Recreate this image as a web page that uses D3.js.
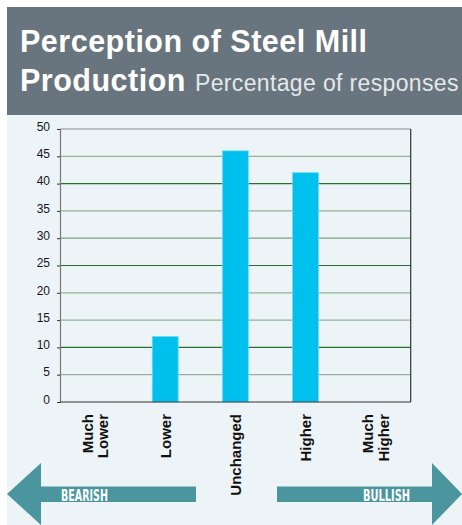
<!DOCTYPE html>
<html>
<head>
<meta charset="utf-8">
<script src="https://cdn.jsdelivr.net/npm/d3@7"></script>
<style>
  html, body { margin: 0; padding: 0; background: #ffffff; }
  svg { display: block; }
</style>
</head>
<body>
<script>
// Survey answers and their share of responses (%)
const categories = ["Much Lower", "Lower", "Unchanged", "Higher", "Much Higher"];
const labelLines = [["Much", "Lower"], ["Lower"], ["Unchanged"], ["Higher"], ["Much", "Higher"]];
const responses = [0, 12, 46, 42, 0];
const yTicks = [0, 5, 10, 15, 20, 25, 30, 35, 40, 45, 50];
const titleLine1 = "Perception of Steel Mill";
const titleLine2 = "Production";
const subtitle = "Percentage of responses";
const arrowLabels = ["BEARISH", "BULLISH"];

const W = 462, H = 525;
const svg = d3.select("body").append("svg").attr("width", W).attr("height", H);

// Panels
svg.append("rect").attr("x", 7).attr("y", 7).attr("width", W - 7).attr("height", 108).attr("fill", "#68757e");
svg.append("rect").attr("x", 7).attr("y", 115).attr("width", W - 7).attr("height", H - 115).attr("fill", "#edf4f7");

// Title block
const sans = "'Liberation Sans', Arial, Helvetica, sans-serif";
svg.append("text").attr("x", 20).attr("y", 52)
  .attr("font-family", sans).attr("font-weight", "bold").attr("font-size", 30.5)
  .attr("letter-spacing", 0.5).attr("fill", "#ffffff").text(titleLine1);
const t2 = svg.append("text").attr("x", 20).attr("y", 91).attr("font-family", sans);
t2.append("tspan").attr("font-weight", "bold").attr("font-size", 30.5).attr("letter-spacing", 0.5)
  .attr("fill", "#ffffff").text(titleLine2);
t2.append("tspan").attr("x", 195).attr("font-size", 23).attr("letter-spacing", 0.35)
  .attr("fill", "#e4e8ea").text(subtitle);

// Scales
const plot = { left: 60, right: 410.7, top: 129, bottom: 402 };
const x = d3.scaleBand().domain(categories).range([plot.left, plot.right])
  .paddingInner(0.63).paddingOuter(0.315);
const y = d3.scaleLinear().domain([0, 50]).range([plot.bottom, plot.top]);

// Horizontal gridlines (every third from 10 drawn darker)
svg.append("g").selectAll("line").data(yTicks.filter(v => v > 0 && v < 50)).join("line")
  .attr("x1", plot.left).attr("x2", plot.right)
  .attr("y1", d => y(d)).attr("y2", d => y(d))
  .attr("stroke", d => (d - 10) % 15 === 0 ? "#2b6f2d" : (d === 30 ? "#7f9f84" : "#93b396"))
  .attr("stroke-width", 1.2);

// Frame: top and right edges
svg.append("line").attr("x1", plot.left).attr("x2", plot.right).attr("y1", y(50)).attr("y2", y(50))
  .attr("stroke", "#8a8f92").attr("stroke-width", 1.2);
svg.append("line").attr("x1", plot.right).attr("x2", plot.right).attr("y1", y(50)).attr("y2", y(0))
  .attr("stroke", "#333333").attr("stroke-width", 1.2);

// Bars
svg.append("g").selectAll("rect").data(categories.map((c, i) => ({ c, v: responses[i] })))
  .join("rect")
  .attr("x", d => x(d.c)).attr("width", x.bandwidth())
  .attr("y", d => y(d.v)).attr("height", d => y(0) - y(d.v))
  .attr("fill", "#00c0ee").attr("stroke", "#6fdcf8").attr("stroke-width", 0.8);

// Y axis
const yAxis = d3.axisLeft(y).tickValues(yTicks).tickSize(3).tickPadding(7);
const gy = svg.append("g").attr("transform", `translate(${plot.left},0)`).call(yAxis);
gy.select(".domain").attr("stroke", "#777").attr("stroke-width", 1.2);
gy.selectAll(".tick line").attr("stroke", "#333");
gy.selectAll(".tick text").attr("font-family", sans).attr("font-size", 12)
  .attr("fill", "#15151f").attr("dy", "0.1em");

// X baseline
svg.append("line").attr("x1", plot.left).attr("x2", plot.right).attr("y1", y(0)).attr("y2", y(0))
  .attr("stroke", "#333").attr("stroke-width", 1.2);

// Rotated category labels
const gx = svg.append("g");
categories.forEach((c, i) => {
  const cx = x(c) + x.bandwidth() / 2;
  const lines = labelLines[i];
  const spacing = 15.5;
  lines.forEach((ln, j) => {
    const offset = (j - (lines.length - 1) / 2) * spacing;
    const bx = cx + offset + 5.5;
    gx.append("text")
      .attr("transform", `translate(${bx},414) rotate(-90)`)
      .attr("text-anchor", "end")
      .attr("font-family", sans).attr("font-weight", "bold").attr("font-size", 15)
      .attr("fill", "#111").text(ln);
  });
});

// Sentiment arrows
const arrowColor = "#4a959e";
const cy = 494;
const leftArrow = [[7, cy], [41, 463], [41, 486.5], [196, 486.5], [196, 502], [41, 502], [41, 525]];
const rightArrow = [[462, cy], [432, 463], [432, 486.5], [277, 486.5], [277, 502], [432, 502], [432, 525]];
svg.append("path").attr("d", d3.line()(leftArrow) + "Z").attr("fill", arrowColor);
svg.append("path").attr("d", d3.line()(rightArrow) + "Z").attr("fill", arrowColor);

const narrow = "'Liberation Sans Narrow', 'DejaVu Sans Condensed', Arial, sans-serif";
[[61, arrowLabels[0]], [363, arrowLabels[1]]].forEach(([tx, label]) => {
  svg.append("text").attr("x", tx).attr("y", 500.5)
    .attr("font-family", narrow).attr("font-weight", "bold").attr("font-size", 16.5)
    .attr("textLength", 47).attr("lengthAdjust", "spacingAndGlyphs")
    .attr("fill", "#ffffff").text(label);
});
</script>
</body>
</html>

◇ ◇ ◇ ◇ ◇

• _Written problem_
Omit the pictures, then repeat exactly each line from the beginning of the listing through the line with "d3.scaleLinear().domain([0, 50]).range([plot.bottom, plot.top]);".

• _Task answer_
Recreate this image as a web page that uses D3.js.
<!DOCTYPE html>
<html>
<head>
<meta charset="utf-8">
<script src="https://cdn.jsdelivr.net/npm/d3@7"></script>
<style>
  html, body { margin: 0; padding: 0; background: #ffffff; }
  svg { display: block; }
</style>
</head>
<body>
<script>
// Survey answers and their share of responses (%)
const categories = ["Much Lower", "Lower", "Unchanged", "Higher", "Much Higher"];
const labelLines = [["Much", "Lower"], ["Lower"], ["Unchanged"], ["Higher"], ["Much", "Higher"]];
const responses = [0, 12, 46, 42, 0];
const yTicks = [0, 5, 10, 15, 20, 25, 30, 35, 40, 45, 50];
const titleLine1 = "Perception of Steel Mill";
const titleLine2 = "Production";
const subtitle = "Percentage of responses";
const arrowLabels = ["BEARISH", "BULLISH"];

const W = 462, H = 525;
const svg = d3.select("body").append("svg").attr("width", W).attr("height", H);

// Panels
svg.append("rect").attr("x", 7).attr("y", 7).attr("width", W - 7).attr("height", 108).attr("fill", "#68757e");
svg.append("rect").attr("x", 7).attr("y", 115).attr("width", W - 7).attr("height", H - 115).attr("fill", "#edf4f7");

// Title block
const sans = "'Liberation Sans', Arial, Helvetica, sans-serif";
svg.append("text").attr("x", 20).attr("y", 52)
  .attr("font-family", sans).attr("font-weight", "bold").attr("font-size", 30.5)
  .attr("letter-spacing", 0.5).attr("fill", "#ffffff").text(titleLine1);
const t2 = svg.append("text").attr("x", 20).attr("y", 91).attr("font-family", sans);
t2.append("tspan").attr("font-weight", "bold").attr("font-size", 30.5).attr("letter-spacing", 0.5)
  .attr("fill", "#ffffff").text(titleLine2);
t2.append("tspan").attr("x", 195).attr("font-size", 23).attr("letter-spacing", 0.35)
  .attr("fill", "#e4e8ea").text(subtitle);

// Scales
const plot = { left: 60, right: 410.7, top: 129, bottom: 402 };
const x = d3.scaleBand().domain(categories).range([plot.left, plot.right])
  .paddingInner(0.63).paddingOuter(0.315);
const y = d3.scaleLinear().domain([0, 50]).range([plot.bottom, plot.top]);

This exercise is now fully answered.